Exactly the lines from the one containing "Recreate this image as a Python" through the one containing "return np.vstack(out)" must be returned; include both ends and nothing else.
-- Start of ENTRIES SUPPLIED --
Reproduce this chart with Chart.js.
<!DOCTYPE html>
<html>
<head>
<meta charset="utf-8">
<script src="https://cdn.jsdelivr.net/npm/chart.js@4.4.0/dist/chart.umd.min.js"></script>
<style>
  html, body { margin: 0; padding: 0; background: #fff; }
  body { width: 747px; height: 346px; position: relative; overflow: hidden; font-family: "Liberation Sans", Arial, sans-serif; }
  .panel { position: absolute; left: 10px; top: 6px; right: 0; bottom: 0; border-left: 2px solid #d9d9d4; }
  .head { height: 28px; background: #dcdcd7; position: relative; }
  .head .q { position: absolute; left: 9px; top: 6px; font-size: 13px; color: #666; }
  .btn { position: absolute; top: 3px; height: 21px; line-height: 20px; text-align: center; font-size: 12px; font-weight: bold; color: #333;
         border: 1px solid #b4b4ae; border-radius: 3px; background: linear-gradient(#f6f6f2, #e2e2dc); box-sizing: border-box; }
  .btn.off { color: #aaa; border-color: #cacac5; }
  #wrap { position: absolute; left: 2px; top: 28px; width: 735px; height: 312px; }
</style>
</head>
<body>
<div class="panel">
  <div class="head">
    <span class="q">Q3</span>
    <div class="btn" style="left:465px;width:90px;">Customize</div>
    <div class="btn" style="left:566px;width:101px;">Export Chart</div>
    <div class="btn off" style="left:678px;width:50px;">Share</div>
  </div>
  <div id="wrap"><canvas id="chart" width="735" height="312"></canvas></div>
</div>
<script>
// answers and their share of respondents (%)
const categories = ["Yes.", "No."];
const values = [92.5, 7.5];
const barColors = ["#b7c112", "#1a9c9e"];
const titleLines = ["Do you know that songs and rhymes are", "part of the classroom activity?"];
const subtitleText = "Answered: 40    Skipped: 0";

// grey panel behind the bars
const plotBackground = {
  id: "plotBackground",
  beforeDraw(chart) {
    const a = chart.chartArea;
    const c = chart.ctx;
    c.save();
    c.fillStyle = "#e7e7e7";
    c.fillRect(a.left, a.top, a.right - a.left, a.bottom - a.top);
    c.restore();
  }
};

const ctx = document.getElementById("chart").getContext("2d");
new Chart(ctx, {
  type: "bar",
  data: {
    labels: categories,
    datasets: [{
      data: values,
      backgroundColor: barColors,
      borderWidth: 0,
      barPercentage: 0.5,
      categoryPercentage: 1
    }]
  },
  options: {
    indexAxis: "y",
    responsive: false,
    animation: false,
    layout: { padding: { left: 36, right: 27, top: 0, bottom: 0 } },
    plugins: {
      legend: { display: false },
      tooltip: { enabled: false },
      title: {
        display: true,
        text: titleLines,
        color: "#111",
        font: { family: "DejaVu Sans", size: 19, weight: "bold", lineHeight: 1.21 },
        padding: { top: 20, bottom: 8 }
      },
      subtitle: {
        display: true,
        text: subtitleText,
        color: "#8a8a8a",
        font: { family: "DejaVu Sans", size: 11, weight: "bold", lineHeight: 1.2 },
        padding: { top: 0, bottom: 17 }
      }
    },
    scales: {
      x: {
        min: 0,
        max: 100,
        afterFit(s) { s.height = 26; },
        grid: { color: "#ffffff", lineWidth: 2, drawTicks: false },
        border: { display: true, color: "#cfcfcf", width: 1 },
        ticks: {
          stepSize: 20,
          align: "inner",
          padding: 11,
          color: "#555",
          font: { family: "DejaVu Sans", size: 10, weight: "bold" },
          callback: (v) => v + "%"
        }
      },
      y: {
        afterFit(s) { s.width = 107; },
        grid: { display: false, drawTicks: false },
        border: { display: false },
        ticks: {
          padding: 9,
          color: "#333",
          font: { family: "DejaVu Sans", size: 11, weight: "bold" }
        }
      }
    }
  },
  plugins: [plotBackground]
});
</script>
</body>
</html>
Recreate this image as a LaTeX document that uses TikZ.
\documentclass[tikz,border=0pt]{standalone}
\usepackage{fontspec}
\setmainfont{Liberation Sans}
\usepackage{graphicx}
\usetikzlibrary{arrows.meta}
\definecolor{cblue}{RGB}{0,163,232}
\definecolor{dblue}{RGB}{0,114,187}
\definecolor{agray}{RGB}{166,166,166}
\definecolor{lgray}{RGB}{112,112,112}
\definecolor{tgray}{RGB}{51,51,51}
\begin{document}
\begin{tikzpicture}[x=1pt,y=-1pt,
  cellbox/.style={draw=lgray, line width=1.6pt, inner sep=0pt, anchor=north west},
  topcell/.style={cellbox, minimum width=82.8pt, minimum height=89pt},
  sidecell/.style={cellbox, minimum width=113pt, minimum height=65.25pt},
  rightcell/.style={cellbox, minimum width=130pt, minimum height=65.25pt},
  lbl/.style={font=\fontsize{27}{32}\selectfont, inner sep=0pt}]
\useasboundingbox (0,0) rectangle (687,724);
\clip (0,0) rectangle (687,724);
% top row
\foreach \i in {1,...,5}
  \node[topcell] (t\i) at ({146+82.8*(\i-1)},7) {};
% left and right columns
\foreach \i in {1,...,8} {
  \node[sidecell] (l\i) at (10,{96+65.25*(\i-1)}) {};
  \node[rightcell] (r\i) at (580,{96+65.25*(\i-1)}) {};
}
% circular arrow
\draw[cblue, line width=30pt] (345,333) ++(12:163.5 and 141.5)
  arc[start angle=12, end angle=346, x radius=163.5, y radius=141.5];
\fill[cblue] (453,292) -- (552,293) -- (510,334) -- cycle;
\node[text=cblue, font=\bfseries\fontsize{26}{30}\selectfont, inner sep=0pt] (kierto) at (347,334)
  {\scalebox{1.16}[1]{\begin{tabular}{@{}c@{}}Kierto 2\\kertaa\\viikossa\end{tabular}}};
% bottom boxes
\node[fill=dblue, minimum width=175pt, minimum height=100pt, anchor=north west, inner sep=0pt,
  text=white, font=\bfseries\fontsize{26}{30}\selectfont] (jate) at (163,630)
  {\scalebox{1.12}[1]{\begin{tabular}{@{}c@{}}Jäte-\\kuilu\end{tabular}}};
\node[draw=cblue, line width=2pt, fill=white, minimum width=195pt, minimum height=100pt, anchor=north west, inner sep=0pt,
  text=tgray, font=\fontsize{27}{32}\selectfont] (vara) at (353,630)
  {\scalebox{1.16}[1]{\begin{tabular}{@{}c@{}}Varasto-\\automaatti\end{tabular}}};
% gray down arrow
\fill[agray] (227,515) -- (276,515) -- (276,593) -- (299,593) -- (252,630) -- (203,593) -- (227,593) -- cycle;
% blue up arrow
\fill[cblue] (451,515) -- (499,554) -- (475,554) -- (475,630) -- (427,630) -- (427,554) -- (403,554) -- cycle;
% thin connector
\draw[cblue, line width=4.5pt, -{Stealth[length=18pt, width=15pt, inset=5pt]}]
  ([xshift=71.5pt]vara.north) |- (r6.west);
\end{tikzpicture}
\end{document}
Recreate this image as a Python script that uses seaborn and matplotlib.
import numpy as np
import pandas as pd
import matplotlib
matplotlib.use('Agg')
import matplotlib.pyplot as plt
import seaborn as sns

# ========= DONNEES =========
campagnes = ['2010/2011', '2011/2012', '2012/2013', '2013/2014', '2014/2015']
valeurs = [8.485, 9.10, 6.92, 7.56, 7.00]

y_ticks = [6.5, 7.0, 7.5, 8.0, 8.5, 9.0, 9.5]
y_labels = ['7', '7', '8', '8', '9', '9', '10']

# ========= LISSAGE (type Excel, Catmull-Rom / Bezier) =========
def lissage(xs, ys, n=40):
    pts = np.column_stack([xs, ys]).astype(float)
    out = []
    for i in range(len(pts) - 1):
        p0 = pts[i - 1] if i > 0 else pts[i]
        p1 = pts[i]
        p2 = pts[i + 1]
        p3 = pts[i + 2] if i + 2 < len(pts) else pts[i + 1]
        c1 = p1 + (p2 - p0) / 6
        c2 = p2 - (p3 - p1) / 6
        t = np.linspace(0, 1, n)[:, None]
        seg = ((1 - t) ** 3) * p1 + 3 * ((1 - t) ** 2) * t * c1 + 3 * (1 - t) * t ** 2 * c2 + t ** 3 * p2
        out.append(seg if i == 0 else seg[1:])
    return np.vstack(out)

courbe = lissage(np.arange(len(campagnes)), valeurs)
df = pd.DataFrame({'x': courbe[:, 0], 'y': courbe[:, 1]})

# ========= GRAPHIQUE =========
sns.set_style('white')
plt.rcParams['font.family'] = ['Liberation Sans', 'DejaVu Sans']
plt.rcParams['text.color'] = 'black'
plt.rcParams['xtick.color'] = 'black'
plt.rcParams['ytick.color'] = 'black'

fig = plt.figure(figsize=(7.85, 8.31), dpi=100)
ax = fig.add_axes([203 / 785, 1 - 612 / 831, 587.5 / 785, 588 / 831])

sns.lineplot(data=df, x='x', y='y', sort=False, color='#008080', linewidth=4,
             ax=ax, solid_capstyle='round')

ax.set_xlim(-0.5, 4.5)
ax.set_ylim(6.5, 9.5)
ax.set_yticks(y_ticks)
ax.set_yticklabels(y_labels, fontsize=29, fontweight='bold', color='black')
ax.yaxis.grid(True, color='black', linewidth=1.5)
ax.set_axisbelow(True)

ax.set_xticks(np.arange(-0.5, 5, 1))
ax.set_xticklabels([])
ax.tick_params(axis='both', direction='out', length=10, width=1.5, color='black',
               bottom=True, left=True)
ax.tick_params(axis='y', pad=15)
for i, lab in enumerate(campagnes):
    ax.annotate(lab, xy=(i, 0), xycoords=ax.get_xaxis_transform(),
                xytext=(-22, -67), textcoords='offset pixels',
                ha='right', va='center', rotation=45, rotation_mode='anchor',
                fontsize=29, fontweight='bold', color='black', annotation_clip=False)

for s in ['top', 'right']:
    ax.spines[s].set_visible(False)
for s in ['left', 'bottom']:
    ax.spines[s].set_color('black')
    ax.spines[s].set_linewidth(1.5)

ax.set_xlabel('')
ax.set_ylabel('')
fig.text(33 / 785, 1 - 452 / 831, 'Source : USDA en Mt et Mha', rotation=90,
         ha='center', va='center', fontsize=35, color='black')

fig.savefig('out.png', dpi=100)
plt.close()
-- End of ENTRIES SUPPLIED --
-- Start of ENTRIES SUPPLIED --
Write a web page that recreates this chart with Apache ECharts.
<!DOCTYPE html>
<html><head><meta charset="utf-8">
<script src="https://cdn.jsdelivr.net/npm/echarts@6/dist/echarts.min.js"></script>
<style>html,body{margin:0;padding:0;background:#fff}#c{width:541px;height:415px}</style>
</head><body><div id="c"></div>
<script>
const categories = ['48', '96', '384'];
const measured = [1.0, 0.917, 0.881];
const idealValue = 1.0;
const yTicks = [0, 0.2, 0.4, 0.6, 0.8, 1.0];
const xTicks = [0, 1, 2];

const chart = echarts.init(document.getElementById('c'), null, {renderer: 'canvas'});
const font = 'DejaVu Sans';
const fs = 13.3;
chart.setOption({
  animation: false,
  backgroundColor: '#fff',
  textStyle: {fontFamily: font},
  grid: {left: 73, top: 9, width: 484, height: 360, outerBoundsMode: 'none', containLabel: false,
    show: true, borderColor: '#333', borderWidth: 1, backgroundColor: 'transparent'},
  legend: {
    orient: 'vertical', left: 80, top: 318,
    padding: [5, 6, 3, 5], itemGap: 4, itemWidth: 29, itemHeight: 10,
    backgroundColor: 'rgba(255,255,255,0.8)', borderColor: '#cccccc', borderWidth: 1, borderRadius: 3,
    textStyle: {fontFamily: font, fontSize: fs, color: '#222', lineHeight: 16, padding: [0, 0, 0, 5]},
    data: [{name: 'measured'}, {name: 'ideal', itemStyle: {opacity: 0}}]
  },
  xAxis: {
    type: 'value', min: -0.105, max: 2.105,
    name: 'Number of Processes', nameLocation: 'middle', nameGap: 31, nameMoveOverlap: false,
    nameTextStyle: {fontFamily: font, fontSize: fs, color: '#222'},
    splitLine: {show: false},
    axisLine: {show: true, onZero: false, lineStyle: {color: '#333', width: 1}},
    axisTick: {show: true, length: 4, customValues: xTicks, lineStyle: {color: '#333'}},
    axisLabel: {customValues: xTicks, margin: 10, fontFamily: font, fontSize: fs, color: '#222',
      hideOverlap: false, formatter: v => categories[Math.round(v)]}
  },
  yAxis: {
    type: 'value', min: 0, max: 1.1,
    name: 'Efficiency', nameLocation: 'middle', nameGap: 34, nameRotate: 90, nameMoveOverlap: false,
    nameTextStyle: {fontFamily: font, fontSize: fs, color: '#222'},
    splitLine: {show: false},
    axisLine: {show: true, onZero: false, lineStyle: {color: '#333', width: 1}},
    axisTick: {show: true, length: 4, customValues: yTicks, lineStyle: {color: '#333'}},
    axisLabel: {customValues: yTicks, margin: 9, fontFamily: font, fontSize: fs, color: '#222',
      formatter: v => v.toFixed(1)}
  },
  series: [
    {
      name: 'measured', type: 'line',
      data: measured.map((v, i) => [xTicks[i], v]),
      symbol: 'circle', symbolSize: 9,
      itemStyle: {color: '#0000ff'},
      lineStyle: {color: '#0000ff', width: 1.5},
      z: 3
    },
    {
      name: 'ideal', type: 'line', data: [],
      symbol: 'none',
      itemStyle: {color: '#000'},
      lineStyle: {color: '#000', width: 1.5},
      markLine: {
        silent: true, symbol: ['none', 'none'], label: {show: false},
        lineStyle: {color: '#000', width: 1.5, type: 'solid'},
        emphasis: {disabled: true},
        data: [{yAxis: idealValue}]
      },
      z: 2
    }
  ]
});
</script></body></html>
-- End of ENTRIES SUPPLIED --
### THE SOLUTION
Recreate this image as a Python script that uses seaborn and matplotlib.
import numpy as np
import pandas as pd
import matplotlib
matplotlib.use('Agg')
import matplotlib.pyplot as plt
import seaborn as sns

# ========= DONNEES =========
campagnes = ['2010/2011', '2011/2012', '2012/2013', '2013/2014', '2014/2015']
valeurs = [8.485, 9.10, 6.92, 7.56, 7.00]

y_ticks = [6.5, 7.0, 7.5, 8.0, 8.5, 9.0, 9.5]
y_labels = ['7', '7', '8', '8', '9', '9', '10']

# ========= LISSAGE (type Excel, Catmull-Rom / Bezier) =========
def lissage(xs, ys, n=40):
    pts = np.column_stack([xs, ys]).astype(float)
    out = []
    for i in range(len(pts) - 1):
        p0 = pts[i - 1] if i > 0 else pts[i]
        p1 = pts[i]
        p2 = pts[i + 1]
        p3 = pts[i + 2] if i + 2 < len(pts) else pts[i + 1]
        c1 = p1 + (p2 - p0) / 6
        c2 = p2 - (p3 - p1) / 6
        t = np.linspace(0, 1, n)[:, None]
        seg = ((1 - t) ** 3) * p1 + 3 * ((1 - t) ** 2) * t * c1 + 3 * (1 - t) * t ** 2 * c2 + t ** 3 * p2
        out.append(seg if i == 0 else seg[1:])
    return np.vstack(out)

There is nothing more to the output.